Jeffrey Currie 🆔++ Profile picture
Price Theory. Exec Co-Chair, Abaxx Markets. Formerly Goldman, currently Director at Aleph, Borr, Energy Aspects, iPulse and Advisor at Carlyle, U Chicago EPIC.
May 15 • 11 tweets • 10 min read
Welcome to the most asymmetric trade in modern financial history.

The thread below lays out why. The opportunity exists because capital has chased the AI trade while ignoring the physical assets AI requires to run — assets that have quietly become the best-performing asset class of the decade. Since October 2020 when we first called for the commodity super cycle: QCI Total Return +217%, GSCI Total Return +205%, Gold +140%. NASDAQ trails at +130%. S&P 500 at +85%. The top three are all commodities. Yet oil cannot get out of its own way while copper and the broader atom complex prints fresh highs . That is the dislocation. That is the trade.

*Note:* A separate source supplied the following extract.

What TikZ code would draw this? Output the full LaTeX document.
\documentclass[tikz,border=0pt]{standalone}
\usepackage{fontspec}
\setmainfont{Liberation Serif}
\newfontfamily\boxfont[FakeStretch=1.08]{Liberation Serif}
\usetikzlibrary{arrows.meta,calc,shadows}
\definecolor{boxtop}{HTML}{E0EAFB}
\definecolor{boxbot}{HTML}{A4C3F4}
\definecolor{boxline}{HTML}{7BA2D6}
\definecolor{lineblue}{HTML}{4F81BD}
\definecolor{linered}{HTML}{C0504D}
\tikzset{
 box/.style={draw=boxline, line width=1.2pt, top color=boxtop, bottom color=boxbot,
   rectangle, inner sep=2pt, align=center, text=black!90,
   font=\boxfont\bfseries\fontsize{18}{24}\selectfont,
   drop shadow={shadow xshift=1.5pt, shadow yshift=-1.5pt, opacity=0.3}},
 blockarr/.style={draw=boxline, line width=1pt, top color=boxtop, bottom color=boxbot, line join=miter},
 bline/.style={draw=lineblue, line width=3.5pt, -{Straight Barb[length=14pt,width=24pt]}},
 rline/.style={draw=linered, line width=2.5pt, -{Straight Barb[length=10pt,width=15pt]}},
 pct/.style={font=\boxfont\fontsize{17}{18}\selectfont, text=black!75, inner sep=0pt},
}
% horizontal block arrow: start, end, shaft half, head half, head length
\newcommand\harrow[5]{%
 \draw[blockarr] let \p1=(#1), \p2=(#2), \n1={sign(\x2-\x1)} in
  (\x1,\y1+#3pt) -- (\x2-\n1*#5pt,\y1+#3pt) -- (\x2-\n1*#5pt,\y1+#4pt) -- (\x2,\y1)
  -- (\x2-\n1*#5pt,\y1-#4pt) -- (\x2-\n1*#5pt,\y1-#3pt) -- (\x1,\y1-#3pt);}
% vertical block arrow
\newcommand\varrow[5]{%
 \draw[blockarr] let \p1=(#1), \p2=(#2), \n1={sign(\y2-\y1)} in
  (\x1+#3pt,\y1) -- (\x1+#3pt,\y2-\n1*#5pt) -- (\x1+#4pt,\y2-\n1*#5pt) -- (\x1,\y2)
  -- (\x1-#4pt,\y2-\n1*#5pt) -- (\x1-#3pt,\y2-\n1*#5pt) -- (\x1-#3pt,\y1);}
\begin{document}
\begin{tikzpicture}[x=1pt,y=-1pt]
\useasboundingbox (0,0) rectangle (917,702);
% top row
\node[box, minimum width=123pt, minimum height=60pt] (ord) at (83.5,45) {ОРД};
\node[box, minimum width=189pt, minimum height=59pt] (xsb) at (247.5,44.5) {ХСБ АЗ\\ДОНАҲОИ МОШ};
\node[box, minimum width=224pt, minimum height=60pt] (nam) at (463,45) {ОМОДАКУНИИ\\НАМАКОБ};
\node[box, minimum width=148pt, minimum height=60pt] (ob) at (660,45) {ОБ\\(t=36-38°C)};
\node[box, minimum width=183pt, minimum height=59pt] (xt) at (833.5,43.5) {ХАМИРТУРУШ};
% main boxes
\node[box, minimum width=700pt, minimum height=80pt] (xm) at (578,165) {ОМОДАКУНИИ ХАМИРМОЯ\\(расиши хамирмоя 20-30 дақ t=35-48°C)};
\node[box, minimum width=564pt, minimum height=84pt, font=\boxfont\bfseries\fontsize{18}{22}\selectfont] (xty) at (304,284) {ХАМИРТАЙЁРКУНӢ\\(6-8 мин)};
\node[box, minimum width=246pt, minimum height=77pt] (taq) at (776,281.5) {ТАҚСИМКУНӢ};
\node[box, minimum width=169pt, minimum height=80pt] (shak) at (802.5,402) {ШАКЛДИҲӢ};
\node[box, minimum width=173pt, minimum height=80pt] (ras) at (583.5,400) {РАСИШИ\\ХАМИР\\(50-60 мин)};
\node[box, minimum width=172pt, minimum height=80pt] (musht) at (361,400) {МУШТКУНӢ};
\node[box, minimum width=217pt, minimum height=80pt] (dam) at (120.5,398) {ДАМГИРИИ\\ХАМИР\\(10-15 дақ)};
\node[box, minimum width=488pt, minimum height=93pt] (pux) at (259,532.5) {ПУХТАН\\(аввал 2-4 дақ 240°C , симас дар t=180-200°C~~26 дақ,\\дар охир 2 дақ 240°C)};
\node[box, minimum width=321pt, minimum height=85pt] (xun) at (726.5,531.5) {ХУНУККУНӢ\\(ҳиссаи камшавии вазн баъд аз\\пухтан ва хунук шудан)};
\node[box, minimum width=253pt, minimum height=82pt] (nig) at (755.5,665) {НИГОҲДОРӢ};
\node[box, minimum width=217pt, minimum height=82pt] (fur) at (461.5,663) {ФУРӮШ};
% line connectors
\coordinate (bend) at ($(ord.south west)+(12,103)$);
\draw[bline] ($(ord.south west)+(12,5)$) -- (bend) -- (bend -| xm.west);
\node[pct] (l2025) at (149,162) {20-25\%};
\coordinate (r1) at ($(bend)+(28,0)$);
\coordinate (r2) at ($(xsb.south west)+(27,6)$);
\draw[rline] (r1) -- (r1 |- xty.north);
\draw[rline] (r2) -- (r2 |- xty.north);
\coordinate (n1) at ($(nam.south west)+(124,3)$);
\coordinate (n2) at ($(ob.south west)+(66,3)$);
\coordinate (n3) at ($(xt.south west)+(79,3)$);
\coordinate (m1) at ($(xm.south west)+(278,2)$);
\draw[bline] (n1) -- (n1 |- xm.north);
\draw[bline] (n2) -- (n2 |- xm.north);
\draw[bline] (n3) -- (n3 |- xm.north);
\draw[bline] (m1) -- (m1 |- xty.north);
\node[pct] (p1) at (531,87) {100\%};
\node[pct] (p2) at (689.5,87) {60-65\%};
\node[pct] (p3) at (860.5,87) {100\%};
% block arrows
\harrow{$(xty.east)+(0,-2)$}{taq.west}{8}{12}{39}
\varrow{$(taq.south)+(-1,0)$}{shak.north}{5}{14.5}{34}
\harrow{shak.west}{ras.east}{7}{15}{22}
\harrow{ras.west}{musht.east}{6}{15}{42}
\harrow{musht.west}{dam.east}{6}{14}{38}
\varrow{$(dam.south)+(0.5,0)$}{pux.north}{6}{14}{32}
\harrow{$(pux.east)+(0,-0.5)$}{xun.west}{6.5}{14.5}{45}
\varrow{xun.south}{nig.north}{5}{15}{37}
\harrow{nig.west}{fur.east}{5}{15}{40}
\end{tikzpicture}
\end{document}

Get long. Buckle in. Hang on for the ride.

Forgive the longer posts in this thread — attempting to mimic my old 10-bullet commodity takes. On to it. The leadership rotated, but the trend did not. The super cycle powers ahead.

The Quantix Commodity Index (QCI, the modern GSCI) Total Return is up 217% since October 2020, when we called the super cycle. The names rotated — gold, silver, copper, oil, live cattle, coffee, cocoa, aluminium. But not the trend. Nasdaq returned 130%. The S&P 500, 85%.

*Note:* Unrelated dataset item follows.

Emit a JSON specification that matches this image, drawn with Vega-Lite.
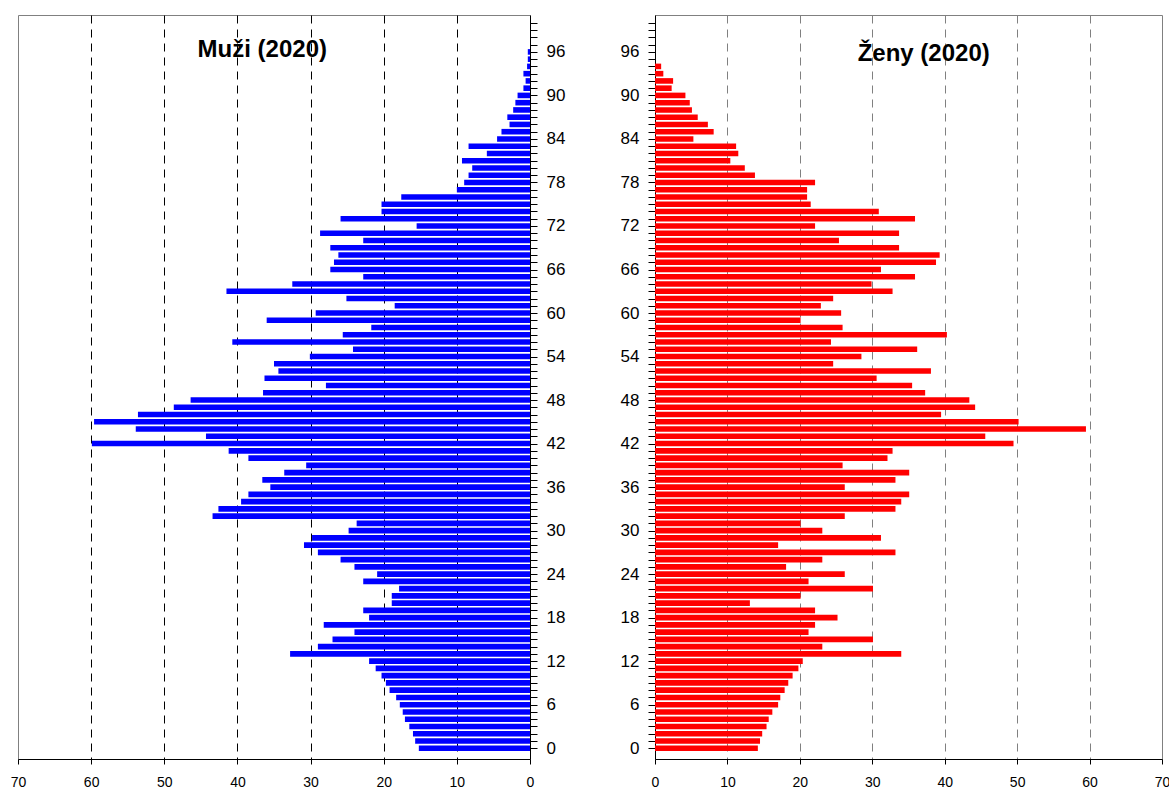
{
  "$schema": "https://vega.github.io/schema/vega-lite/v6.json",
  "background": "white",
  "padding": {"left": 9, "top": 13, "right": 0, "bottom": 0},
  "spacing": 51,
  "datasets": {
    "men": [
      {"age":0,"value":15.2},{"age":1,"value":15.7},{"age":2,"value":16.0},{"age":3,"value":16.5},{"age":4,"value":17.1},
      {"age":5,"value":17.4},{"age":6,"value":17.8},{"age":7,"value":18.3},{"age":8,"value":19.2},{"age":9,"value":19.7},
      {"age":10,"value":20.3},{"age":11,"value":21.1},{"age":12,"value":22.0},{"age":13,"value":32.8},{"age":14,"value":29.0},
      {"age":15,"value":27.0},{"age":16,"value":24.0},{"age":17,"value":28.2},{"age":18,"value":22.0},{"age":19,"value":22.8},
      {"age":20,"value":18.9},{"age":21,"value":18.9},{"age":22,"value":17.9},{"age":23,"value":22.8},{"age":24,"value":20.9},
      {"age":25,"value":24.0},{"age":26,"value":25.9},{"age":27,"value":29.0},{"age":28,"value":30.9},{"age":29,"value":29.8},
      {"age":30,"value":24.8},{"age":31,"value":23.7},{"age":32,"value":43.4},{"age":33,"value":42.6},{"age":34,"value":39.5},
      {"age":35,"value":38.5},{"age":36,"value":35.5},{"age":37,"value":36.6},{"age":38,"value":33.6},{"age":39,"value":30.6},
      {"age":40,"value":38.5},{"age":41,"value":41.2},{"age":42,"value":59.9},{"age":43,"value":44.3},{"age":44,"value":53.9},
      {"age":45,"value":59.6},{"age":46,"value":53.6},{"age":47,"value":48.7},{"age":48,"value":46.4},{"age":49,"value":36.5},
      {"age":50,"value":27.9},{"age":51,"value":36.3},{"age":52,"value":34.4},{"age":53,"value":35.0},{"age":54,"value":30.1},
      {"age":55,"value":24.2},{"age":56,"value":40.7},{"age":57,"value":25.6},{"age":58,"value":21.7},{"age":59,"value":36.0},
      {"age":60,"value":29.3},{"age":61,"value":18.5},{"age":62,"value":25.1},{"age":63,"value":41.5},{"age":64,"value":32.5},
      {"age":65,"value":22.8},{"age":66,"value":27.3},{"age":67,"value":26.8},{"age":68,"value":26.2},{"age":69,"value":27.3},
      {"age":70,"value":22.8},{"age":71,"value":28.7},{"age":72,"value":15.5},{"age":73,"value":25.9},{"age":74,"value":20.3},
      {"age":75,"value":20.3},{"age":76,"value":17.6},{"age":77,"value":10.0},{"age":78,"value":9.0},{"age":79,"value":8.4},
      {"age":80,"value":7.9},{"age":81,"value":9.3},{"age":82,"value":5.9},{"age":83,"value":8.4},{"age":84,"value":4.5},
      {"age":85,"value":3.9},{"age":86,"value":2.8},{"age":87,"value":3.1},{"age":88,"value":2.3},{"age":89,"value":2.0},
      {"age":90,"value":1.7},{"age":91,"value":0.9},{"age":92,"value":0.6},{"age":93,"value":0.9},{"age":94,"value":0.4},
      {"age":95,"value":0.3},{"age":96,"value":0.3}
    ],
    "women": [
      {"age":0,"value":14.2},{"age":1,"value":14.5},{"age":2,"value":14.8},{"age":3,"value":15.4},{"age":4,"value":15.7},
      {"age":5,"value":16.2},{"age":6,"value":17.0},{"age":7,"value":17.3},{"age":8,"value":17.9},{"age":9,"value":18.4},
      {"age":10,"value":19.0},{"age":11,"value":19.8},{"age":12,"value":20.4},{"age":13,"value":34.0},{"age":14,"value":23.1},
      {"age":15,"value":30.1},{"age":16,"value":21.2},{"age":17,"value":22.1},{"age":18,"value":25.2},{"age":19,"value":22.1},
      {"age":20,"value":13.1},{"age":21,"value":20.1},{"age":22,"value":30.1},{"age":23,"value":21.2},{"age":24,"value":26.2},
      {"age":25,"value":18.1},{"age":26,"value":23.1},{"age":27,"value":33.2},{"age":28,"value":17.0},{"age":29,"value":31.2},
      {"age":30,"value":23.1},{"age":31,"value":20.1},{"age":32,"value":26.2},{"age":33,"value":33.2},{"age":34,"value":34.0},
      {"age":35,"value":35.1},{"age":36,"value":26.2},{"age":37,"value":33.2},{"age":38,"value":35.1},{"age":39,"value":25.9},
      {"age":40,"value":32.1},{"age":41,"value":32.8},{"age":42,"value":49.5},{"age":43,"value":45.6},{"age":44,"value":59.5},
      {"age":45,"value":50.2},{"age":46,"value":39.5},{"age":47,"value":44.2},{"age":48,"value":43.4},{"age":49,"value":37.3},
      {"age":50,"value":35.5},{"age":51,"value":30.6},{"age":52,"value":38.1},{"age":53,"value":24.6},{"age":54,"value":28.5},
      {"age":55,"value":36.2},{"age":56,"value":24.3},{"age":57,"value":40.3},{"age":58,"value":25.9},{"age":59,"value":20.1},
      {"age":60,"value":25.7},{"age":61,"value":22.9},{"age":62,"value":24.6},{"age":63,"value":32.8},{"age":64,"value":29.9},
      {"age":65,"value":35.9},{"age":66,"value":31.2},{"age":67,"value":38.8},{"age":68,"value":39.3},{"age":69,"value":33.7},
      {"age":70,"value":25.4},{"age":71,"value":33.7},{"age":72,"value":22.1},{"age":73,"value":35.9},{"age":74,"value":30.9},
      {"age":75,"value":21.5},{"age":76,"value":21.0},{"age":77,"value":21.0},{"age":78,"value":22.1},{"age":79,"value":13.8},
      {"age":80,"value":12.4},{"age":81,"value":10.4},{"age":82,"value":11.5},{"age":83,"value":11.2},{"age":84,"value":5.3},
      {"age":85,"value":8.1},{"age":86,"value":7.3},{"age":87,"value":5.9},{"age":88,"value":5.1},{"age":89,"value":4.8},
      {"age":90,"value":4.2},{"age":91,"value":2.3},{"age":92,"value":2.5},{"age":93,"value":1.15},{"age":94,"value":0.85}
    ]
  },
  "hconcat": [
    {
      "width": 512,
      "height": 744,
      "layer": [
        {
          "data": {"name": "men"},
          "mark": {"type": "bar", "orient": "horizontal", "size": 5.6, "color": "#0000FF"},
          "encoding": {
            "x": {
              "field": "value", "type": "quantitative",
              "scale": {"domain": [0, 70], "reverse": true, "nice": false},
              "axis": {
                "orient": "bottom", "title": null,
                "values": [0, 10, 20, 30, 40, 50, 60, 70],
                "format": "d", "labelFlush": false,
                "grid": true, "gridColor": "#000000", "gridDash": [8, 6], "gridWidth": 1,
                "gridOpacity": {"condition": {"test": "datum.value === 0 || datum.value === 70", "value": 0}, "value": 1},
                "domainColor": "#000000", "tickColor": "#000000", "tickSize": 5,
                "labelFontSize": 14, "labelPadding": 11, "labelColor": "#000000"
              }
            },
            "y": {
              "field": "age", "type": "quantitative",
              "scale": {"domain": [-0.8, 100.4], "nice": false, "zero": false},
              "axis": {
                "orient": "right", "title": null, "grid": false,
                "tickCount": 300,
                "format": "d",
                "values": [0,1,2,3,4,5,6,7,8,9,10,11,12,13,14,15,16,17,18,19,20,21,22,23,24,25,26,27,28,29,30,31,32,33,34,35,36,37,38,39,40,41,42,43,44,45,46,47,48,49,50,51,52,53,54,55,56,57,58,59,60,61,62,63,64,65,66,67,68,69,70,71,72,73,74,75,76,77,78,79,80,81,82,83,84,85,86,87,88,89,90,91,92,93,94,95,96,97,98,99,100],
                "labelExpr": "datum.value % 6 === 0 && datum.value <= 96 ? datum.label : ''",
                "labelOverlap": false,
                "domainColor": "#000000", "tickColor": "#000000", "tickSize": 7,
                "labelFontSize": 17, "labelPadding": 9, "labelColor": "#000000",
                "minExtent": 36, "maxExtent": 36
              }
            }
          }
        },
        {
          "data": {"values": [{"t": "Muži (2020)"}]},
          "mark": {"type": "text", "fontSize": 24, "fontWeight": "bold", "font": "Liberation Sans", "color": "#000000", "align": "center", "baseline": "middle"},
          "encoding": {
            "x": {"datum": 36.6, "type": "quantitative"},
            "y": {"datum": 96.2, "type": "quantitative"},
            "text": {"field": "t"}
          }
        }
      ]
    },
    {
      "width": 507,
      "height": 744,
      "layer": [
        {
          "data": {"name": "women"},
          "mark": {"type": "bar", "orient": "horizontal", "size": 5.6, "color": "#FF0000"},
          "encoding": {
            "x": {
              "field": "value", "type": "quantitative",
              "scale": {"domain": [0, 70], "nice": false},
              "axis": {
                "orient": "bottom", "title": null,
                "values": [0, 10, 20, 30, 40, 50, 60, 70],
                "format": "d", "labelFlush": false,
                "grid": true, "gridColor": "#808080", "gridDash": [8, 6], "gridWidth": 1,
                "gridOpacity": {"condition": {"test": "datum.value === 0 || datum.value === 70", "value": 0}, "value": 1},
                "domainColor": "#000000", "tickColor": "#000000", "tickSize": 5,
                "labelFontSize": 14, "labelPadding": 11, "labelColor": "#000000"
              }
            },
            "y": {
              "field": "age", "type": "quantitative",
              "scale": {"domain": [-0.8, 100.4], "nice": false, "zero": false},
              "axis": {
                "orient": "left", "title": null, "grid": false,
                "tickCount": 300,
                "format": "d",
                "values": [0,1,2,3,4,5,6,7,8,9,10,11,12,13,14,15,16,17,18,19,20,21,22,23,24,25,26,27,28,29,30,31,32,33,34,35,36,37,38,39,40,41,42,43,44,45,46,47,48,49,50,51,52,53,54,55,56,57,58,59,60,61,62,63,64,65,66,67,68,69,70,71,72,73,74,75,76,77,78,79,80,81,82,83,84,85,86,87,88,89,90,91,92,93,94,95,96,97,98,99,100],
                "labelExpr": "datum.value % 6 === 0 && datum.value <= 96 ? datum.label : ''",
                "labelOverlap": false,
                "domainColor": "#000000", "tickColor": "#000000", "tickSize": 7,
                "labelFontSize": 17, "labelPadding": 9, "labelColor": "#000000",
                "minExtent": 36, "maxExtent": 36
              }
            }
          }
        },
        {
          "data": {"values": [{"t": "Ženy (2020)"}]},
          "mark": {"type": "text", "fontSize": 24, "fontWeight": "bold", "font": "Liberation Sans", "color": "#000000", "align": "center", "baseline": "middle"},
          "encoding": {
            "x": {"datum": 37.1, "type": "quantitative"},
            "y": {"datum": 95.7, "type": "quantitative"},
            "text": {"field": "t"}
          }
        }
      ]
    }
  ],
  "config": {
    "font": "Liberation Sans",
    "view": {"stroke": "#808080", "strokeWidth": 1},
    "axis": {"labelFont": "Liberation Sans"}
  }
}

Commodities were the top asset class. Nobody allocated. Capital piled into the Mag 7 — $770 billion of 2026 capex, nearly half of it commodities. Amazon alone consumes more than 3 million BOE/d of primary energy, more than most OPEC countries. The Mag 7 is the largest unhedged molecule short ever underwritten by an equity market...

…at the exact moment supply has never been more constrained. Hormuz is shut-in. China has weaponized the periodic table. Copper mines remain shuttered. Ukrainian drones push deeper into Russia, taking commodity supply with them. A multi-polar world demands thicker supply chains. Copper and the "atom" complex print fresh records this week. Every signal that should drive allocators into the "molecule" complex is flashing green simultaneously — for the first time since the 1970s.

And yet oil struggles to hold $105 — even as every signal points to a disruption that deepens and one we believe will outlast any "deal.” The energy sector trades 8% below its pre-Hormuz level and sits at 4.0% of the S&P 500 market cap. At $105 oil, its 2026 FCF yield is 13%. The S&P 500 is at 2.6% — the lowest since the GFC, 1,000bp below energy. The hyperscalers generate close to zero. Something has to give.

This paradox explains why oil struggles to trade higher. Capital is not rotating. The marginal dollar of investable savings still flows into the AI buildout, not the physical infrastructure that feeds it. Until that reverses, Brent faces headwinds. The ceiling on oil is not Washington. It is Exxon's cost of capital — woefully mispriced. Underbidding the equities is the same as underbidding the back end of the curve. The back end is suppressing the entire curve and spot prices.